Dissatisfaction Following Closed Reduction

Not everybody is so happy after
a closed reduction of a nasal
fracutre; © Hemera

Closed reduction is the standard procedure to repair a broken nose and involves repositioning nasal bones without an open surgical incision. Terry Hung, M.B.Chir., F.R.C.S., and colleagues at The Chinese University of Hong Kong, Prince of Wales Hospital, interviewed 62 patients who underwent a closed reduction. The interviews assessed patients' satisfaction and the severity of their deformity aesthetically and functionally both before and after the procedure. Satisfaction and severity were assessed on a scale from one to five, with one being very satisfied or least severe and five being very dissatisfied and most severe.

Fifty patients (81 percent) were male and 12 (19 percent) were female, and they had an average age of 27.7 years. Forty-five percent of nasal fractures were caused by sports injuries, 23 percent by physical altercations. The average score for nasal deformity was 3.08 before surgery and 1.62 after surgery, the average score for aesthetic concern was 2.97 before surgery and 1.54 following, and the average score for nasal obstruction was 2.03 before surgery and 1.36 after surgery.

Following the closed reduction, eight patients (13 percent) reported dissatisfaction with their nasal deformity, seven (11 percent) were dissatisfied with the aesthetic appearance as a result of nasal deformities and 13 (21 percent) were dissatisfied because of nasal obstruction.

"Eighteen patients (29 percent) indicated that they would like revision surgery to correct an aesthetic and/or nasal airway problem," the authors write. "Of those who requested revision surgery, four (24 percent) wanted surgery for both cosmetic and functional reasons, six (35 percent) wanted surgery for nasal obstruction alone and eight (47 percent) wanted surgery for aesthetic reasons alone."

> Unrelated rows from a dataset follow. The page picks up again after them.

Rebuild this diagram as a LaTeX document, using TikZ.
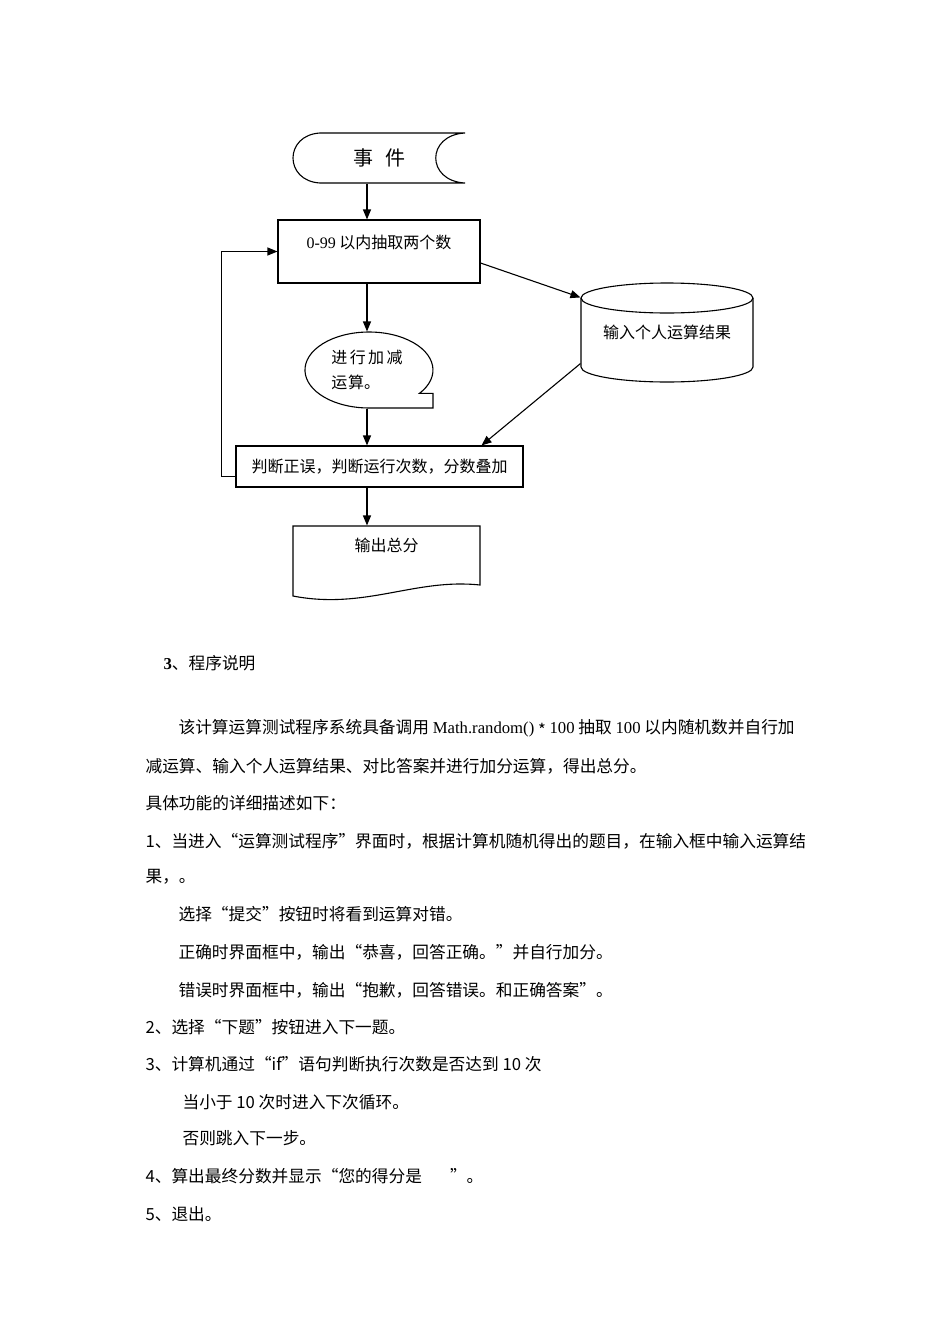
\documentclass[tikz,border=0pt]{standalone}
\usepackage{fontspec}
\setmainfont{Noto Sans CJK SC}
\newfontfamily\lat{Liberation Serif}
\usetikzlibrary{arrows.meta}
\newcommand\bodysize{\fontsize{16.7}{20}\selectfont}
\newcommand\chartsize{\fontsize{16}{25}\selectfont}

\begin{document}
\begin{tikzpicture}[x=1pt, y=-1pt, line width=1.1pt, >={Triangle[length=10pt,width=8pt]},
        txt/.style={anchor=west, inner sep=0pt, font=\bodysize}]
                        \fill[white] (0,0) rectangle (950,1344);

                        % flow chart
                        \node (E) at (379,158) [minimum width=172pt, minimum height=50pt, font=\fontsize{20}{24}\selectfont] {事\hspace{0.6em}件};
                        \node (R) at (379,251.5) [draw, minimum width=202pt, minimum height=63pt, inner sep=0pt, text height=28pt, text depth=35pt, font=\chartsize] {{\lat 0-99} 以内抽取两个数};
                        \node (S) at (667,332.5) [minimum width=172pt, minimum height=99pt, font=\chartsize] {输入个人运算结果};
                        \node (B) at (367,370) [minimum width=130pt, minimum height=76pt, align=left, font=\chartsize] {进\hspace{2.5pt}行\hspace{2.5pt}加\hspace{2.5pt}减\\运\hspace{1pt}算。};
                        \node (J) at (379.5,466.5) [draw, minimum width=287pt, minimum height=41pt, font=\chartsize] {判断正误，判断运行次数，分数叠加};
                        \node (O) at (386.5,561) [minimum width=187pt, minimum height=70pt, inner sep=0pt, text height=25pt, text depth=45pt, font=\chartsize] {输出总分};

                        \draw (320,133) -- (465,133) .. controls (426,135) and (426,181) .. (465,183) -- (320,183) .. controls (284,181) and (284,135) .. (320,133);
                        \draw (667,298) ellipse [x radius=86, y radius=15];
                        \draw (581,298) -- (581,367) arc [start angle=180, end angle=0, x radius=86, y radius=15] -- (753,298);
                        \draw (419.4,393.4) arc [start angle=38, end angle=-270, x radius=64, y radius=38] -- (433,408) -- (433,393.4) -- cycle;
                        \draw (293,526) -- (480,526) -- (480,585) .. controls (415,578) and (365,610) .. (293,596) -- cycle;

                        \draw[->] (E.south -| B.north) -- (R.north -| B.north);
                        \draw[->] (R.south -| B.north) -- (B.north);
                        \draw[->] (B.south) -- (B.south |- J.north);
                        \draw[->] (J.south -| B.north) -- (O.north -| B.north);
                        \draw[->] ([yshift=-11.5pt]R.east) -- ([yshift=-15pt]S.north west);
                        \draw[->] ([yshift=19pt]S.south west) -- ([xshift=102pt]J.north);
                        \draw[->] ([yshift=-10pt]J.west) -- ++(-14,0) |- (R.west);

                        % text below
                        \node[txt] (t1) at (163,663) {{\lat\bfseries 3}、程序说明};
                        \node[txt] (t2) at (178,728) {该计算运算测试程序系统具备调用 {\lat Math.random()} \raisebox{-3pt}{*} {\lat 100} 抽取 {\lat 100} 以内随机数并自行加};
                        \node[txt] (t3) at (145,766) {减运算、输入个人运算结果、对比答案并进行加分运算，得出总分。};
                        \node[txt] (t4) at (145,803) {具体功能的详细描述如下：};
                        \node[txt] (t5) at (145,841) {1、当进入“运算测试程序”界面时，根据计算机随机得出的题目，在输入框中输入运算结};
                        \node[txt] (t6) at (145,877) {果，。};
                        \node[txt] (t7) at (178,914) {选择“提交”按钮时将看到运算对错。};
                        \node[txt] (t8) at (178,952) {正确时界面框中，输出“恭喜，回答正确。”并自行加分。};
                        \node[txt] (t9) at (178,990) {错误时界面框中，输出“抱歉，回答错误。和正确答案”。};
                        \node[txt] (t10) at (145,1027) {2、选择“下题”按钮进入下一题。};
                        \node[txt] (t11) at (145,1064) {3、计算机通过“if”语句判断执行次数是否达到 10 次};
                        \node[txt] (t12) at (182,1102) {当小于 10 次时进入下次循环。};
                        \node[txt] (t13) at (182,1138) {否则跳入下一步。};
                        \node[txt] (t14) at (145,1176) {4、算出最终分数并显示“您的得分是\hspace{28pt}”。};
                        \node[txt] (t15) at (145,1214) {5、退出。};
                    \end{tikzpicture}
\end{document}
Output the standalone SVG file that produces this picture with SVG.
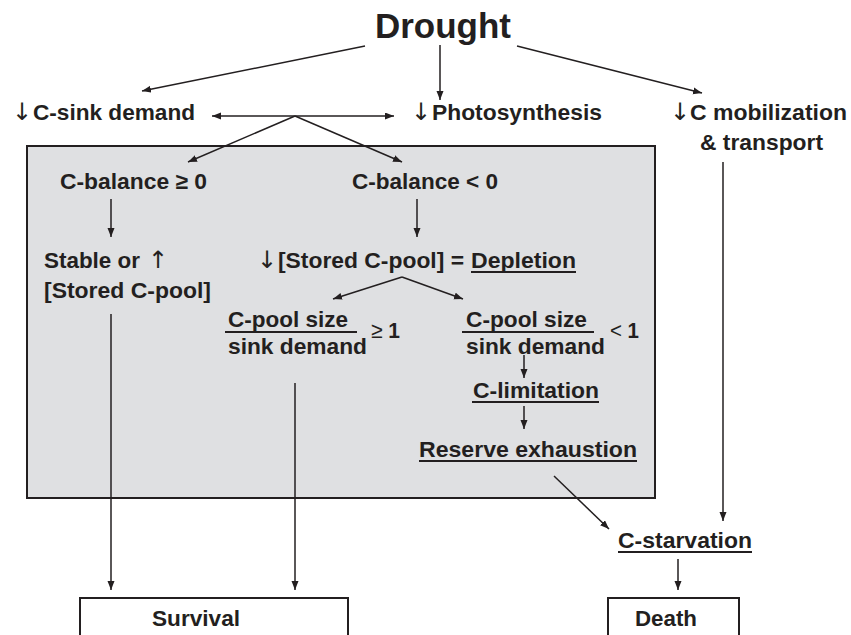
<svg xmlns="http://www.w3.org/2000/svg" width="851" height="635" viewBox="0 0 851 635">
<style>
  .t { font-family: "Liberation Sans", Arial, Helvetica, sans-serif; font-weight: bold; font-size: 22.5px; fill: #231f20; }
  .big { font-size: 35px; }
  .ar { font-family: "DejaVu Sans", "Liberation Sans", sans-serif; font-weight: normal; font-size: 24px; fill: #231f20; }
  .c { stroke: #231f20; stroke-width: 1.5; fill: none; }
  .ul { stroke: #231f20; stroke-width: 2; }
  .box { fill: #ffffff; stroke: #231f20; stroke-width: 2; }
</style>
<defs>
  <marker id="ah" markerUnits="userSpaceOnUse" markerWidth="10" markerHeight="8" refX="9" refY="3.5" orient="auto-start-reverse">
    <path d="M0,0 L9,3.5 L0,7 z" fill="#231f20"/>
  </marker>
</defs>
<rect width="851" height="635" fill="#ffffff"/>
<g id="panel">
  <rect x="27" y="146" width="628" height="352" fill="#dfe0e2" stroke="#231f20" stroke-width="2"/>
</g>
<g id="connectors">
  <line class="c" x1="365" y1="46" x2="142" y2="91" marker-end="url(#ah)"/>
  <line class="c" x1="440" y1="45" x2="440" y2="100" marker-end="url(#ah)"/>
  <line class="c" x1="517" y1="46" x2="702" y2="93" marker-end="url(#ah)"/>
  <line class="c" x1="212" y1="116" x2="394" y2="116" marker-start="url(#ah)" marker-end="url(#ah)"/>
  <line class="c" x1="295" y1="116" x2="188" y2="162" marker-end="url(#ah)"/>
  <line class="c" x1="295" y1="116" x2="402" y2="162" marker-end="url(#ah)"/>
  <line class="c" x1="111" y1="199" x2="111" y2="237" marker-end="url(#ah)"/>
  <line class="c" x1="417" y1="199" x2="417" y2="237" marker-end="url(#ah)"/>
  <line class="c" x1="402" y1="277" x2="333" y2="299" marker-end="url(#ah)"/>
  <line class="c" x1="402" y1="277" x2="463" y2="299" marker-end="url(#ah)"/>
  <line class="c" x1="524" y1="355" x2="524" y2="378" marker-end="url(#ah)"/>
  <line class="c" x1="524" y1="406" x2="524" y2="429" marker-end="url(#ah)"/>
  <line class="c" x1="554" y1="476" x2="609" y2="529" marker-end="url(#ah)"/>
  <line class="c" x1="723" y1="162" x2="723" y2="521" marker-end="url(#ah)"/>
  <line class="c" x1="678" y1="559" x2="678" y2="590" marker-end="url(#ah)"/>
  <line class="c" x1="111" y1="314" x2="111" y2="590" marker-end="url(#ah)"/>
  <line class="c" x1="295" y1="383" x2="295" y2="590" marker-end="url(#ah)"/>
</g>
<g id="drought">
  <text class="t big" x="375" y="38" textLength="136" lengthAdjust="spacingAndGlyphs">Drought</text>
</g>
<g id="sink-demand">
  <text class="ar" x="12" y="119.5">↓</text>
  <text class="t" x="33" y="119.5" textLength="162" lengthAdjust="spacingAndGlyphs">C-sink demand</text>
</g>
<g id="photosynthesis">
  <text class="ar" x="411" y="119.5">↓</text>
  <text class="t" x="432" y="119.5" textLength="170" lengthAdjust="spacingAndGlyphs">Photosynthesis</text>
</g>
<g id="mobilization">
  <text class="ar" x="670" y="119.5">↓</text>
  <text class="t" x="690" y="119.5" textLength="157" lengthAdjust="spacingAndGlyphs">C mobilization</text>
  <text class="t" x="700" y="150" textLength="123" lengthAdjust="spacingAndGlyphs">&amp; transport</text>
</g>
<g id="balance-pos">
  <text class="t" x="60" y="189" textLength="147" lengthAdjust="spacingAndGlyphs">C-balance ≥ 0</text>
</g>
<g id="balance-neg">
  <text class="t" x="352" y="189" textLength="146" lengthAdjust="spacingAndGlyphs">C-balance &lt; 0</text>
</g>
<g id="stable">
  <text class="t" x="44" y="268" textLength="96" lengthAdjust="spacingAndGlyphs">Stable or</text>
  <text class="ar" x="148" y="268">↑</text>
  <text class="t" x="44" y="298" textLength="167" lengthAdjust="spacingAndGlyphs">[Stored C-pool]</text>
</g>
<g id="depletion">
  <text class="ar" x="257" y="268">↓</text>
  <text class="t" x="278" y="268" textLength="186" lengthAdjust="spacingAndGlyphs">[Stored C-pool] =</text>
  <text class="t" x="471" y="268" textLength="105" lengthAdjust="spacingAndGlyphs">Depletion</text>
  <line class="ul" x1="471" y1="272" x2="576" y2="272"/>
</g>
<g id="ratio-ge1">
  <text class="t" x="228" y="327" textLength="120" lengthAdjust="spacingAndGlyphs">C-pool size</text>
  <line class="ul" x1="225" y1="332" x2="357" y2="332"/>
  <text class="t" x="228" y="354" textLength="139" lengthAdjust="spacingAndGlyphs">sink demand</text>
  <text class="t" x="371" y="338" textLength="29" lengthAdjust="spacingAndGlyphs"><tspan font-weight="normal">≥</tspan> 1</text>
</g>
<g id="ratio-lt1">
  <text class="t" x="466" y="327" textLength="121" lengthAdjust="spacingAndGlyphs">C-pool size</text>
  <line class="ul" x1="462" y1="332" x2="594" y2="332"/>
  <text class="t" x="466" y="354" textLength="139" lengthAdjust="spacingAndGlyphs">sink demand</text>
  <text class="t" x="610" y="338" textLength="29" lengthAdjust="spacingAndGlyphs"><tspan font-weight="normal">&lt;</tspan> 1</text>
</g>
<g id="c-limitation">
  <text class="t" x="473" y="398" textLength="126" lengthAdjust="spacingAndGlyphs">C-limitation</text>
  <line class="ul" x1="472" y1="402" x2="599" y2="402"/>
</g>
<g id="reserve-exhaustion">
  <text class="t" x="419" y="457" textLength="218" lengthAdjust="spacingAndGlyphs">Reserve exhaustion</text>
  <line class="ul" x1="419" y1="461" x2="637" y2="461"/>
</g>
<g id="c-starvation">
  <text class="t" x="618" y="548" textLength="134" lengthAdjust="spacingAndGlyphs">C-starvation</text>
  <line class="ul" x1="618" y1="552" x2="752" y2="552"/>
</g>
<g id="survival">
  <rect class="box" x="80" y="598" width="268" height="50"/>
  <text class="t" x="152" y="626" textLength="88" lengthAdjust="spacingAndGlyphs">Survival</text>
</g>
<g id="death">
  <rect class="box" x="608" y="598" width="131" height="50"/>
  <text class="t" x="635" y="626" textLength="62" lengthAdjust="spacingAndGlyphs">Death</text>
</g>
</svg>
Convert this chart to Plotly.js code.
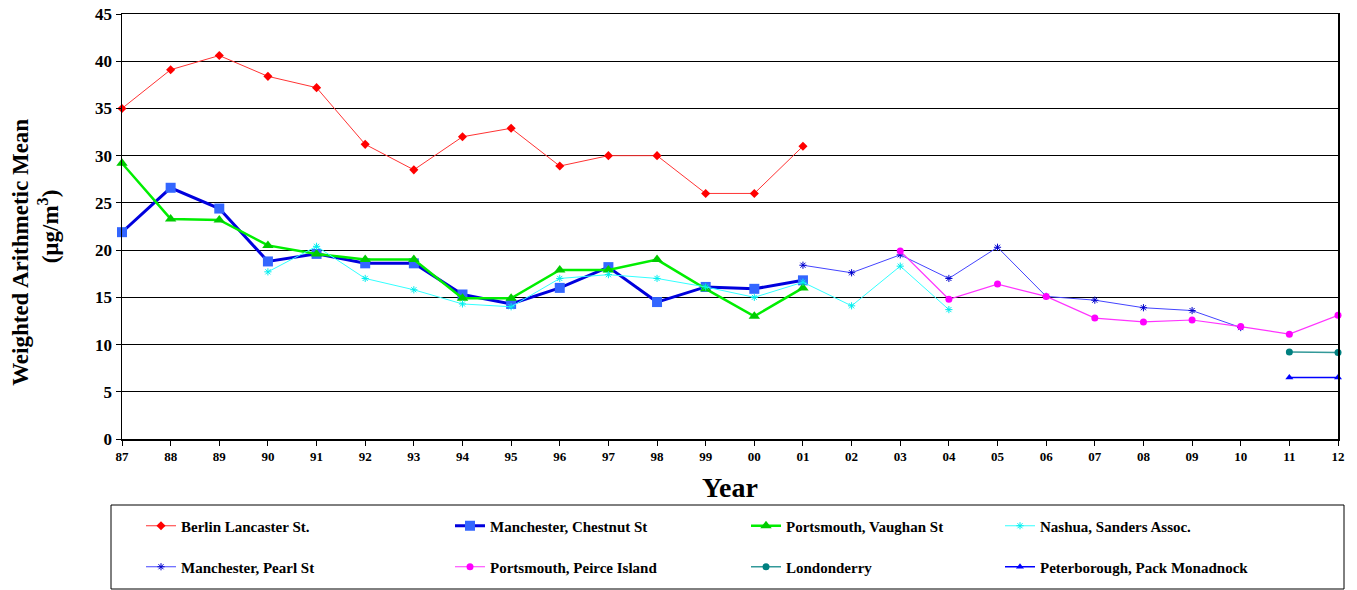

Although many of the patients reported improvements in nasal structure and function following surgery, the large number of dissatisfied patients suggests that alternative procedures might work better for some, the authors continue. "A septorhinoplasty may be offered as a definitive and/or elective procedure when the post-injury assessment suggests that a closed reduction of the nasal fracture may be inadequate to address all the deformities."